AcuCort’s Nomination Committee before the Annual General Meeting shall consist of three representatives of the three largest shareholders as of September 30 of the year before the Annual General Meeting. The composition of the Nomination Committee shall be published no later than six months before the Annual General Meeting on the company’s website. It is the responsibility of the Chairman of the Board to convene the Nomination Committee. The Nomination Committee shall appoint a Chairman of the committee.

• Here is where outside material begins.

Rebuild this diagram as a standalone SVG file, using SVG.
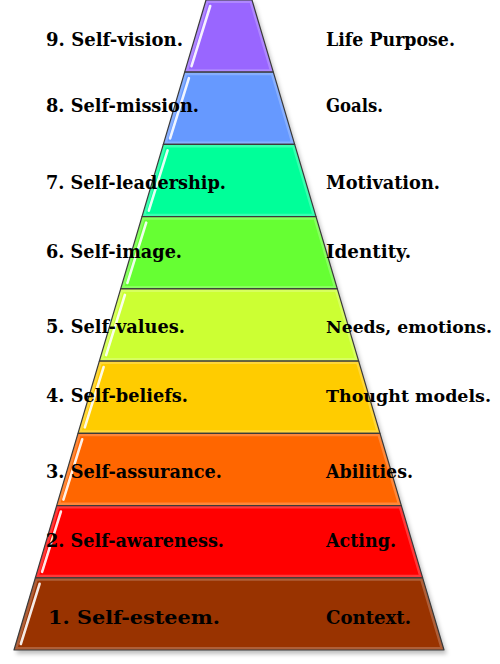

If any owner declines to participate in the Nomination Committee, the right to appoint a representative shall be transferred to the nearest largest shareholder who is not represented in the Nomination Committee. However, no more than the six largest shareholders need to be asked, unless this is necessary for the Nomination Committee to consist of at least two members appointed by shareholders. If, after such request, the Nomination Committee consists of only two members, the Nomination Committee may itself appoint an additional member. If, as a result of changes in ownership, it is deemed appropriate the Nomination Committee has the right to offer additional shareholders a seat on the Nomination Committee, the total number of members shall not exceed five, however. If a member of the Nomination Committee should leave the committee before its work is completed, the Nomination Committee shall, if it deems it necessary, invite the same shareholder or, if this is no longer one of the major shareholders, the next shareholder in terms of size to appoint a replacement. Such change shall be announced on the company’s website.
The Nomination Committee shall prepare proposals to be submitted to the Annual General Meeting for resolutions regarding the Chairman of the Meeting, the Chairman of the Board and other members of the Board of Directors, Auditor, remuneration to the Board of Directors and the Auditor, as well as principles for the appointment of the Nomination Committee. The Nomination Committee’s proposal for elections shall be published on the company’s website and in the notice of the Annual General Meeting.
The term of office of the Nomination Committee runs until a new Nomination Committee has been appointed. The Nomination Committee proposes that remuneration shall only be paid for direct costs in connection with the assignment.